Ludger Sylbaris (or Louis-Auguste Cyparis) was eating breakfast in his cell for assault when smoke drifted through the door. Soon afterward, ash and fire were spewing out the volcano. Ludger ran into his cell and stuffed wet clothes by the door. 4 days later rescue teams found him. In total, the eruption killed about 30,000 people. There were only 2 survivors, Ludger and a shoemaker. Bodies were found with people holding undamaged scarves and towels to their mouths. A body was found wearing perfect looking shoes. Ludger's cell was so far underground that most of Pelee's heat (over 1000 degrees Celsius) didn't reach the cell.

The shoemaker, Léon Compere-Léandre remembers,"I felt a terrible wind blowing, the earth began to tremble, and the sky suddenly became dark.
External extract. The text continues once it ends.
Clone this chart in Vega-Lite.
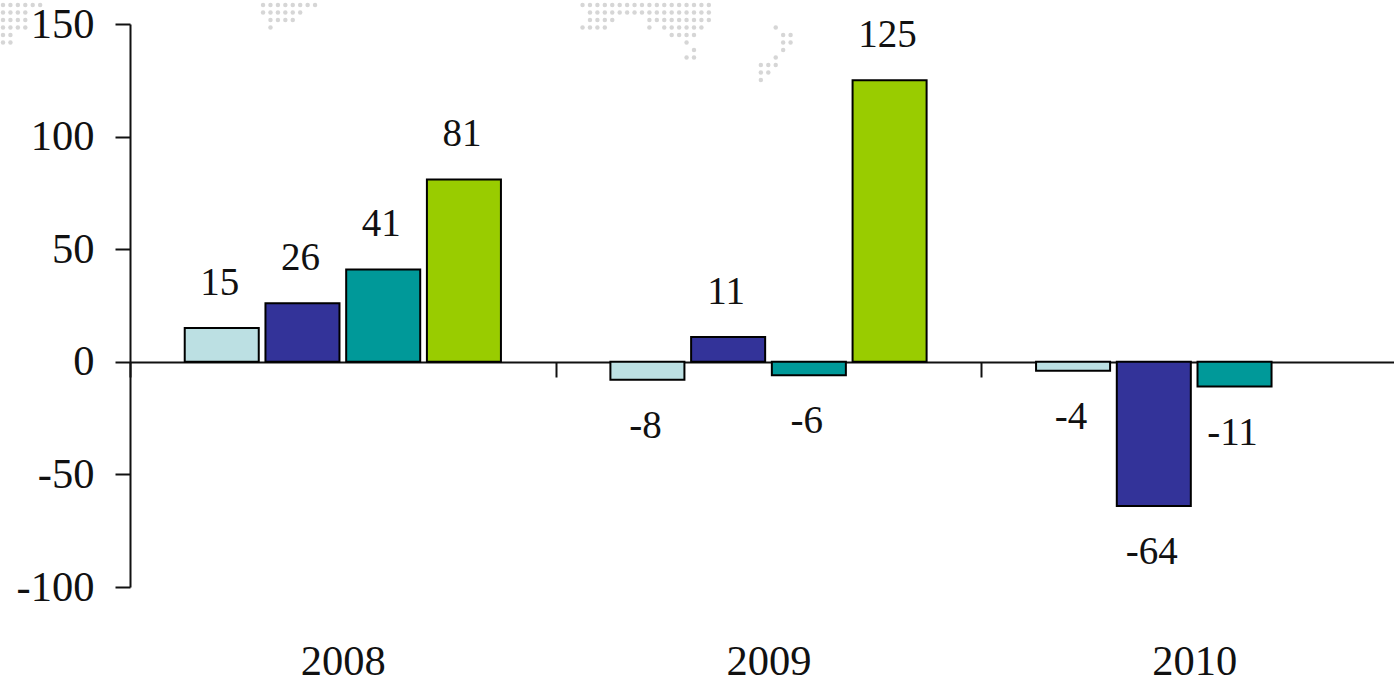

I turned to go into the house, with great difficulty climbed the three or four steps that separated me from my room, and felt my arms and legs burning, also my body. I dropped upon a table. At this moment four others sought refuge in my room, crying and writhing with pain, although their garmets showed no sign of having been touched by flame. At the end of 10 minutes one of these, the young Delavaud girl, aged about 10 years, fell dead; the others left. I got up and went to another room, where I found the father Delavaud, still clothed and lying on the bed, dead. He was purple and inflated, but the clothing was intact. Crazed and almost overcome, I threw myself on a bed, inert and awaiting death. My senses returned to me in perhaps an hour, when I beheld the roof burning. With sufficient strength left, my legs bleeding and covered with burns, I ran to Fonds-Sait-Denis, six kilometers from St. Pierre."